Back in November, President Obama issued executive orders to help the undocumented immigrants in the country. The orders created the Deferred Action for Parents of Americans (DAPA), which deferred the deportation of the undocumented parents of U.S.-born children. It also extended Deferred Action for Childhood Arrivals (DACA). The orders would help around 4.9 million undocumented immigrants in the country.

In their decision, Judges Jennifer Elrod and Jerry Smith agreed with Judge Andrew Hanen's decision to block the president's order until the Fifth Circuit Court decided on the matter.

However, on Thursday the Fifth Circuit sent a letter to the attorneys making them aware of "addressing pertinent portions of the majority and dissenting opinions issued by" Judges Smith and Elrod's panel. The court also mentioned Mattern v.
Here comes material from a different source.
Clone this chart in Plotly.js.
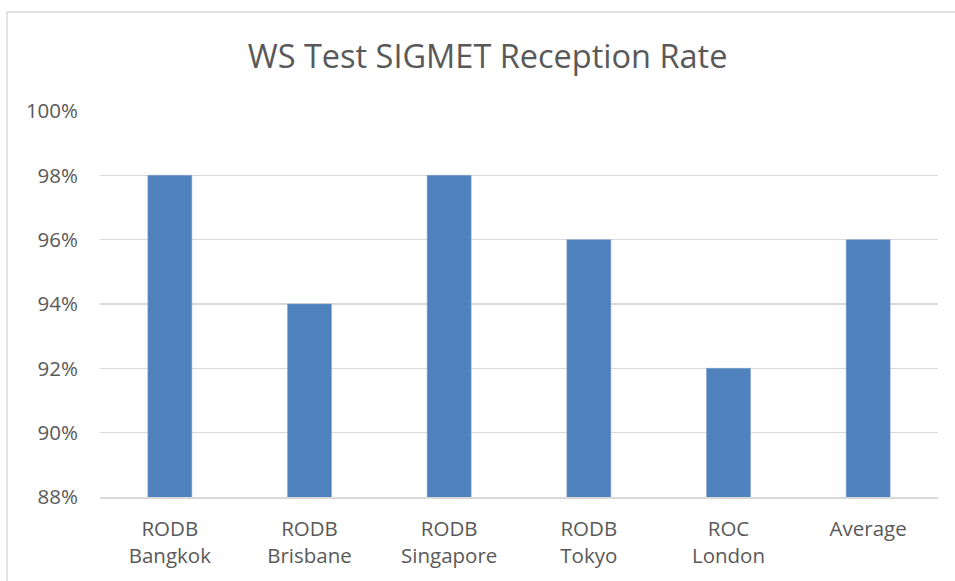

Eastman Kodak Co. to the lawyers, a 1997 decision that held "a panel hearing the merits of an appeal may review a motions panel ruling, and overturn it where necessary," and that "the merits panel must be especially vigilant where, as here, the issue is one of jurisdiction."

Think Progress posited the court is making the Judge Smith and Elrod's decision not binding for future panels, opening it up to be potentially overturned. This prevents the next panel to hear the case from being bound to the earlier decision.

The panel's decision would make the Justice Department "overcome an extraordinarily high burden" about Judge Hanen initial conclusions.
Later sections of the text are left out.